Book Collecting by Allen Ahearn
Written by the co-founder of very highly regarded Quill and Brush bookshop, this volume is expert advice on buying and handling rare books from one of the business’ most experienced members.
Collected Books by Allen and Patricia Ahearn
The founders of Quill and Brush bookshop compiled a list of some of the most valuable and desirable books. The prices they set in this work were once an industry standard. Book prices have changed somewhat since 1998, but the details of important works and how to identify they are as current today as ever.
The Care and Feeding of Books Old and New: A Simple Repair Manual for Book Lovers by Margot Rosenberg and Bern Marcowitz
These veteran professional booksellers provide tips and techniques for handling, conserving and repairing old and rare books.
Pocket Guide to the Identification of First Editions by Bill McBride
Points of Issue A Compendium of Points of Issue of Books by 19Th-20th Century Authors by Bill McBride
These two very slim volumes are invaluable resources for helping scout out new material or correctly identify what you have. Identification of First Editions is a comprehensive list of the varied and complicated methods that different publishers have used to tell the first edition of a book. Points of Issue goes into the specific typographic errors, binding color and other nuances that distinguish the earliest releases of important works.

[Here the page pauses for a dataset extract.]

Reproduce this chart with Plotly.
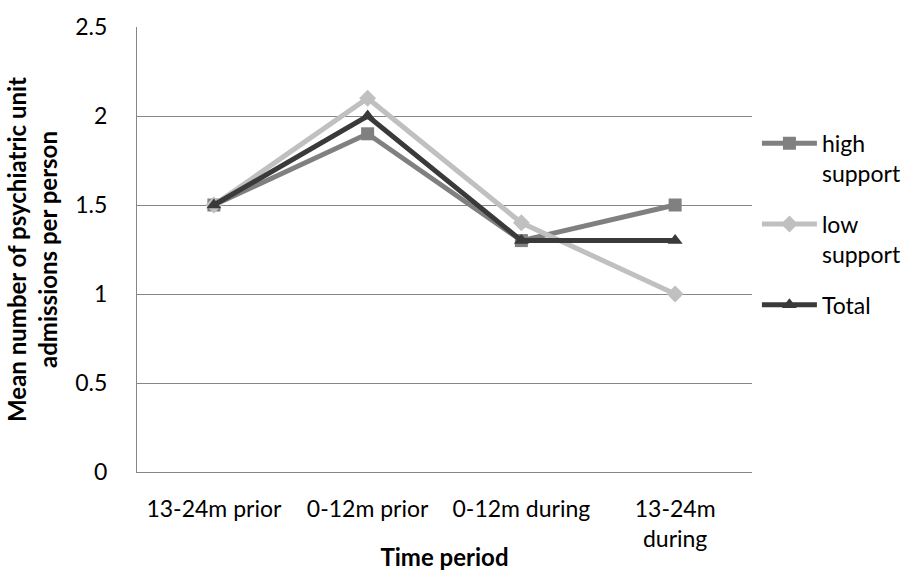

Used and Rare: Travels in the Book World by Lawrence and Nancy Goldstone
A highly anecdotal story of these authors’ introduction to the world of rare books, sharing particular tips and stories of their education. Great for the beginner and good fun for the more experienced in the field.
Slightly Foxed but Still Desirable: Ronald Searle’s Wicked World of Book Collecting by Ronald Searle
A cult classic for used and rare booksellers, this collection of cartoons gives witty if not terribly informative illustration to some of rare booksellers’ traditional, highly specialized vocabulary for describing books.